▶ _SUPPLIED ENTRIES_:
------
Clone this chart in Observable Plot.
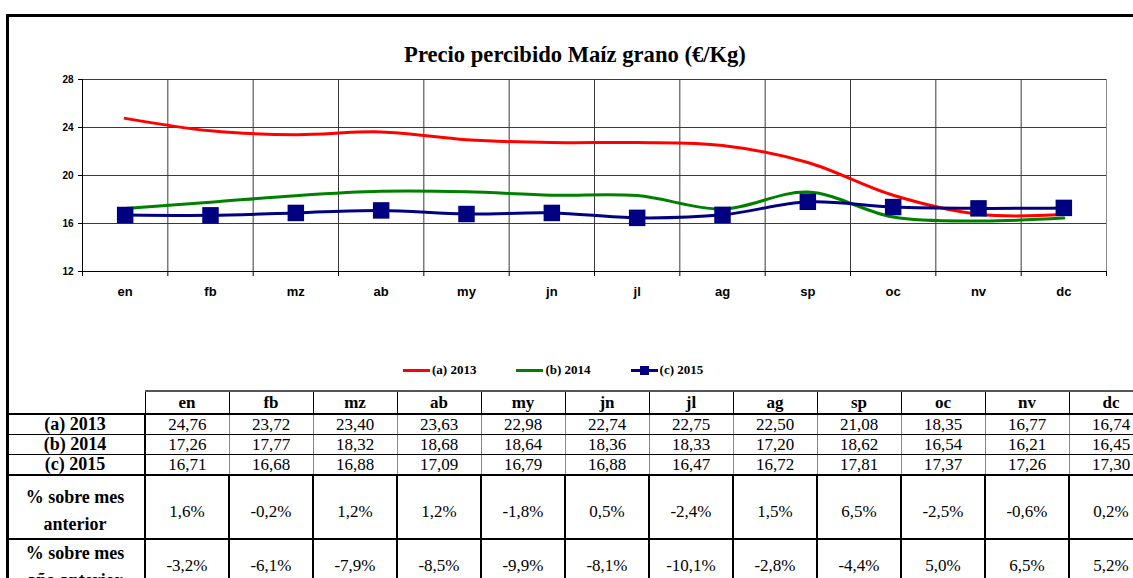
<!DOCTYPE html>
<html>
<head>
<meta charset="utf-8">
<script src="https://cdn.jsdelivr.net/npm/d3@7"></script>
<script src="https://cdn.jsdelivr.net/npm/@observablehq/plot@0.6"></script>
<style>
html, body { margin:0; padding:0; width:1133px; height:578px; overflow:hidden; background:#fff; position:relative; }
#frame { position:absolute; left:6px; top:14px; width:1300px; height:800px; border-top:3px solid #000; border-left:3px solid #000; box-sizing:border-box; }
#title { position:absolute; left:0; width:1150px; top:44px; text-align:center; font:bold 22.6px/22px "Liberation Serif", "Times New Roman", serif; color:#000; }
#chart { position:absolute; left:0; top:0; }
#legend { position:absolute; top:362px; left:403px; height:16px; display:flex; align-items:center; font:bold 13px/16px "Liberation Serif", serif; color:#000; }
#legend .item { display:flex; align-items:center; margin-right:40px; }
#legend .sw { position:relative; width:27px; height:3px; margin-right:2px; }
#legend .sq { position:absolute; left:9px; top:-3px; width:9px; height:9px; }
table { position:absolute; left:6px; top:390px; border-collapse:collapse; table-layout:fixed; width:1147px; font-family:"Liberation Serif", "Times New Roman", serif; color:#000; }
td { padding:0; text-align:center; font-size:17px; border:1px solid #000; white-space:nowrap; overflow:hidden; }
tr.hdr td { font-weight:bold; height:21px; line-height:21px; border-top:2px solid #555; border-bottom:2px solid #000; }
tr.hdr td.blank { border-top:none; border-left:none; }
tr.val td { height:19px; line-height:19px; border-left:1px solid #888; border-right:1px solid #888; }
tr.val td.lab { font-weight:bold; font-size:18px; border-left:none; }
tr.last td { border-bottom:2px solid #000; }
td.lab { border-right:2px solid #000 !important; }
tr.pct td { border:2px solid #000; vertical-align:top; }
tr.pct td.lab { white-space:pre-line; font-weight:bold; font-size:18px; line-height:27px; border-left:none; }
tr.p1 td.lab { padding-top:8px; }
tr.p1 td.num { padding-top:22px; line-height:27px; height:40px; }
tr.p2 td.lab { padding-top:0px; }
tr.p2 td.num { padding-top:12px; line-height:27px; }
</style>
</head>
<body>
<div id="frame"></div>
<div id="title"></div>
<div id="chart"></div>
<div id="legend"></div>
<script>
// ---- data ----
const months = ["en","fb","mz","ab","my","jn","jl","ag","sp","oc","nv","dc"];
const seriesNames = ["(a) 2013","(b) 2014","(c) 2015"];
const seriesColors = ["#FF0000","#008000","#000080"];
const values2013 = [24.76,23.72,23.40,23.63,22.98,22.74,22.75,22.50,21.08,18.35,16.77,16.74];
const values2014 = [17.26,17.77,18.32,18.68,18.64,18.36,18.33,17.20,18.62,16.54,16.21,16.45];
const values2015 = [16.71,16.68,16.88,17.09,16.79,16.88,16.47,16.72,17.81,17.37,17.26,17.30];
const pctMesAnterior = [1.6,-0.2,1.2,1.2,-1.8,0.5,-2.4,1.5,6.5,-2.5,-0.6,0.2];
const pctAnioAnterior = [-3.2,-6.1,-7.9,-8.5,-9.9,-8.1,-10.1,-2.8,-4.4,5.0,6.5,5.2];
const yTicks = [12,16,20,24,28];
const titleText = "Precio percibido Maíz grano (€/Kg)";
const pctLabels = ["% sobre mes\nanterior","% sobre mes\naño anterior"];

document.getElementById("title").textContent = titleText;

const allSeries = [values2013, values2014, values2015];
const data = [];
allSeries.forEach((vals, s) => vals.forEach((v, i) => data.push({i, month: months[i], v, s: seriesNames[s]})));
const data2015 = data.filter(d => d.s === seriesNames[2]);
const boundaries = d3.range(months.length + 1).map(k => k - 0.5);
const inner = boundaries.slice(1, -1);

const chart = Plot.plot({
  width: 1133,
  height: 310,
  marginLeft: 82,
  marginRight: 27,
  marginTop: 79,
  marginBottom: 39,
  style: {background: "transparent", fontFamily: "'Liberation Sans', Arial, sans-serif", overflow: "visible", color: "#000"},
  x: {type: "linear", domain: [-0.5, months.length - 0.5], label: null},
  y: {domain: [12, 28], label: null},
  color: {domain: seriesNames, range: seriesColors},
  marks: [
    Plot.gridY(yTicks.slice(1), {stroke: "#3a3a3a", strokeOpacity: 1, strokeWidth: 1}),
    Plot.gridX(inner, {stroke: "#3a3a3a", strokeOpacity: 1, strokeWidth: 1}),
    Plot.ruleX([months.length - 0.5], {stroke: "#8a8a8a", strokeWidth: 1}),
    Plot.ruleX([-0.5], {stroke: "#000", strokeWidth: 1}),
    Plot.ruleY([12], {stroke: "#000", strokeWidth: 1}),
    Plot.axisY(yTicks, {tickSize: 4, tickPadding: 5, fontSize: 10, fontWeight: "bold", label: null}),
    Plot.axisX(boundaries, {tickSize: 5, tickFormat: () => "", label: null}),
    Plot.axisX(d3.range(months.length), {tickSize: 0, tickPadding: 15, fontSize: 13, fontWeight: "bold", tickFormat: i => months[i], label: null}),
    Plot.line(data, {x: "i", y: "v", z: "s", stroke: "s", strokeWidth: 3, curve: "catmull-rom"}),
    Plot.dot(data2015, {x: "i", y: "v", symbol: "square", r: 9.3, fill: seriesColors[2], stroke: "none"})
  ]
});
document.getElementById("chart").appendChild(chart);

// legend
const legend = document.getElementById("legend");
seriesNames.forEach((name, k) => {
  const item = document.createElement("div");
  item.className = "item";
  const sw = document.createElement("div");
  sw.className = "sw";
  sw.style.background = seriesColors[k];
  if (k === 2) {
    const sq = document.createElement("div");
    sq.className = "sq";
    sq.style.background = seriesColors[k];
    sw.appendChild(sq);
  }
  const t = document.createElement("span");
  t.textContent = name;
  item.appendChild(sw);
  item.appendChild(t);
  legend.appendChild(item);
});

// table
const fmt2 = v => v.toFixed(2).replace(".", ",");
const fmtP = v => v.toFixed(1).replace(".", ",") + "%";
const table = document.createElement("table");
const cg = document.createElement("colgroup");
const c0 = document.createElement("col"); c0.style.width = "139px"; cg.appendChild(c0);
months.forEach(() => { const c = document.createElement("col"); c.style.width = "84px"; cg.appendChild(c); });
table.appendChild(cg);
function addRow(cls, label, cells, labCls) {
  const tr = document.createElement("tr");
  tr.className = cls;
  const td0 = document.createElement("td");
  td0.className = labCls;
  td0.textContent = label;
  tr.appendChild(td0);
  cells.forEach(c => { const td = document.createElement("td"); td.className = "num"; td.textContent = c; tr.appendChild(td); });
  table.appendChild(tr);
}
addRow("hdr", "", months, "blank");
addRow("val", seriesNames[0], values2013.map(fmt2), "lab");
addRow("val", seriesNames[1], values2014.map(fmt2), "lab");
addRow("val last", seriesNames[2], values2015.map(fmt2), "lab");
addRow("pct p1", pctLabels[0], pctMesAnterior.map(fmtP), "lab");
addRow("pct p2", pctLabels[1], pctAnioAnterior.map(fmtP), "lab");
document.body.appendChild(table);
</script>
</body>
</html>
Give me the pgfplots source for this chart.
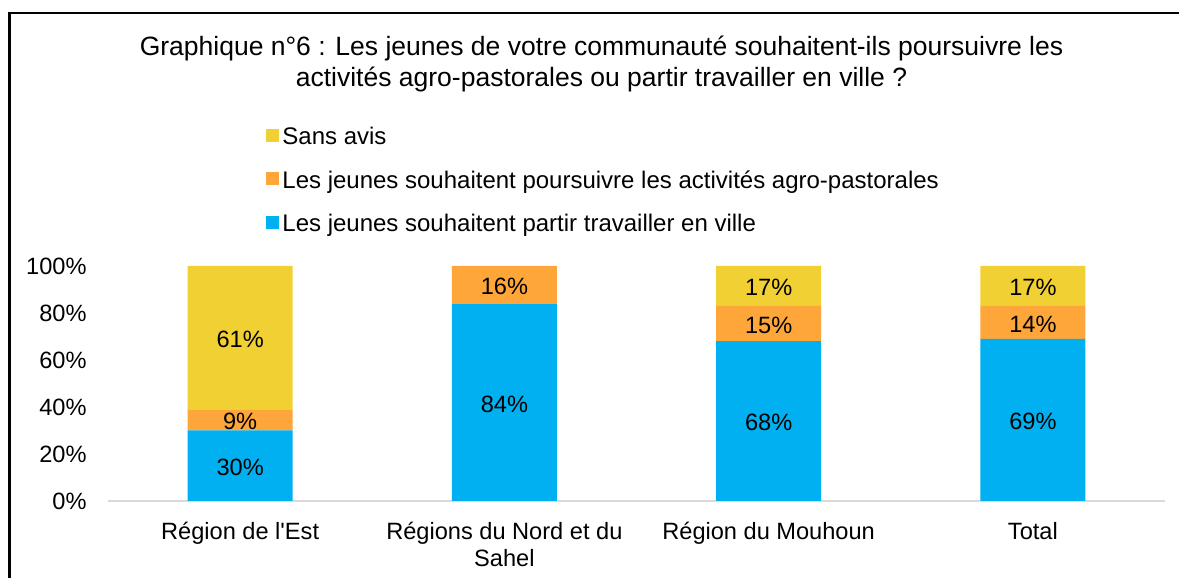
\documentclass[border=0pt]{standalone}
\usepackage{fontspec}
\setmainfont{Liberation Sans}
\usepackage{pgfplots}
\usepackage{pgfplotstable}
\pgfplotsset{compat=1.18}
\definecolor{cblue}{HTML}{00B0F0}
\definecolor{corange}{HTML}{FFA63B}
\definecolor{cyellow}{HTML}{F0D033}
\definecolor{caxis}{HTML}{D9D9D9}
\newcommand\f{\fontsize{11.8}{13.5}\selectfont}
\newcommand\fl{\fontsize{12}{13.5}\selectfont}
\newcommand\ft{\fontsize{13.25}{15.5}\selectfont}

\pgfplotstableread{
x blue orange yellow
0 30 9 61
1 84 16 0
2 68 15 17
3 69 14 17
}\data

% label positions (segment midpoints) and values
\pgfplotstableread{
x y lab
0 15 30
0 34.5 9
0 69.5 61
1 42 84
1 92 16
2 34 68
2 75.5 15
2 91.5 17
3 34.5 69
3 76 14
3 91.5 17
}\labels

\begin{document}
\begin{tikzpicture}
\useasboundingbox (0,0) rectangle (589.5pt,289pt);
\fill[white] (0,0) rectangle (589.5pt,289pt);
\draw[line width=1.15pt] (4.75pt,-1pt) -- (4.75pt,282.6pt) -- (590pt,282.6pt);
\node[font=\ft, anchor=base] at (300.75pt,261pt) {Graphique n°6 : Les jeunes de votre communauté souhaitent-ils poursuivre les};
\node[font=\ft, anchor=base] at (300.75pt,245.5pt) {activités agro-pastorales ou partir travailler en ville ?};
\begin{axis}[
  at={(54pt,38.5pt)}, anchor=south west,
  scale only axis, width=528.5pt, height=117.5pt,
  ybar stacked, bar width=52.5pt,
  xmin=-0.5, xmax=3.5, ymin=0, ymax=100,
  xtick={0,1,2,3},
  xticklabels={{Région de l\textquotesingle Est},{Régions du Nord et du\\Sahel},{Région du Mouhoun},{Total}},
  ytick={0,20,...,100},
  yticklabel={\pgfmathprintnumber{\tick}\%},
  /pgf/number format/assume math mode=true,
  axis x line*=bottom, axis y line*=left,
  x axis line style={draw=caxis, line width=1pt, -},
  y axis line style={draw=none},
  tick style={draw=none},
  yticklabel style={font=\f, anchor=east, inner sep=0pt, xshift=-10.5pt},
  xticklabel style={font=\f, anchor=north, inner sep=0pt, align=center, yshift=-10.3pt},
  reverse legend,
  legend style={at={(0.1495,1.6085)}, anchor=north west, draw=none, fill=none, inner sep=0pt,
    font=\fl, row sep=7.5pt, cells={anchor=west},
    /tikz/every odd column/.append style={column sep=-0.5pt}},
  legend image code/.code={\fill[#1] (0pt,-2pt) rectangle (6.5pt,4.5pt);},
  clip=false,
]
\addplot[fill=cblue, draw=none] table[x=x, y=blue] {\data};
\addlegendentry{Les jeunes souhaitent partir travailler en ville}
\addplot[fill=corange, draw=none] table[x=x, y=orange] {\data};
\addlegendentry{Les jeunes souhaitent poursuivre les activités agro-pastorales}
\addplot[fill=cyellow, draw=none] table[x=x, y=yellow] {\data};
\addlegendentry{Sans avis}
\end{axis}
\begin{axis}[
  at={(54pt,38.5pt)}, anchor=south west,
  scale only axis, width=528.5pt, height=117.5pt,
  xmin=-0.5, xmax=3.5, ymin=0, ymax=100,
  hide axis, clip=false,
]
\addplot[only marks, mark=none, nodes near coords={\pgfplotspointmeta\%},
  point meta=explicit symbolic,
  every node near coord/.append style={anchor=center, font=\f, text=black, inner sep=0pt, yshift=-0.8pt}]
  table[x=x, y=y, meta=lab] {\labels};
\end{axis}
\end{tikzpicture}
\end{document}
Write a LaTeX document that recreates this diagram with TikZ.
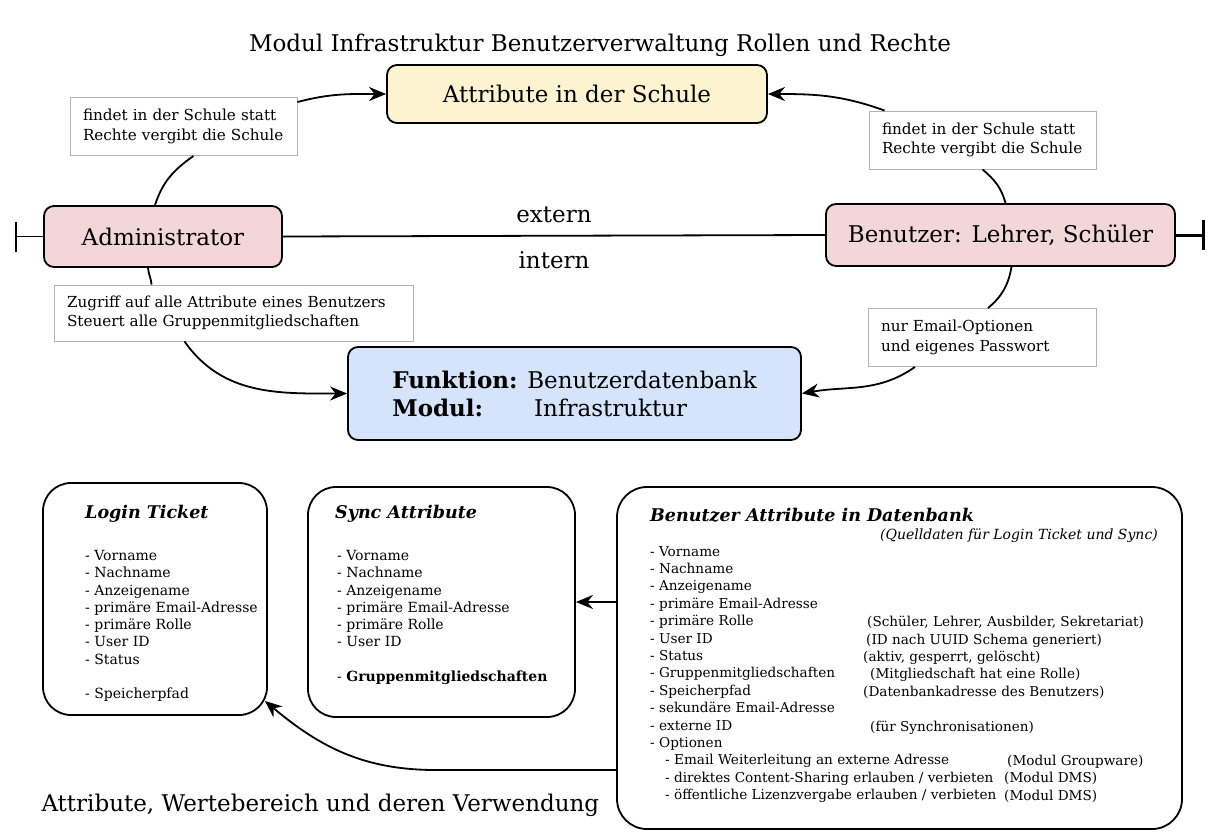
------
▶ _TASK GOAL_:
Scan the listing above for the word "this" and show each line where it is found.

▶ _WRITTEN SOLUTION_:
Clone this chart in Observable Plot.
Give me the pgfplots source for this chart.
Write a LaTeX document that recreates this diagram with TikZ.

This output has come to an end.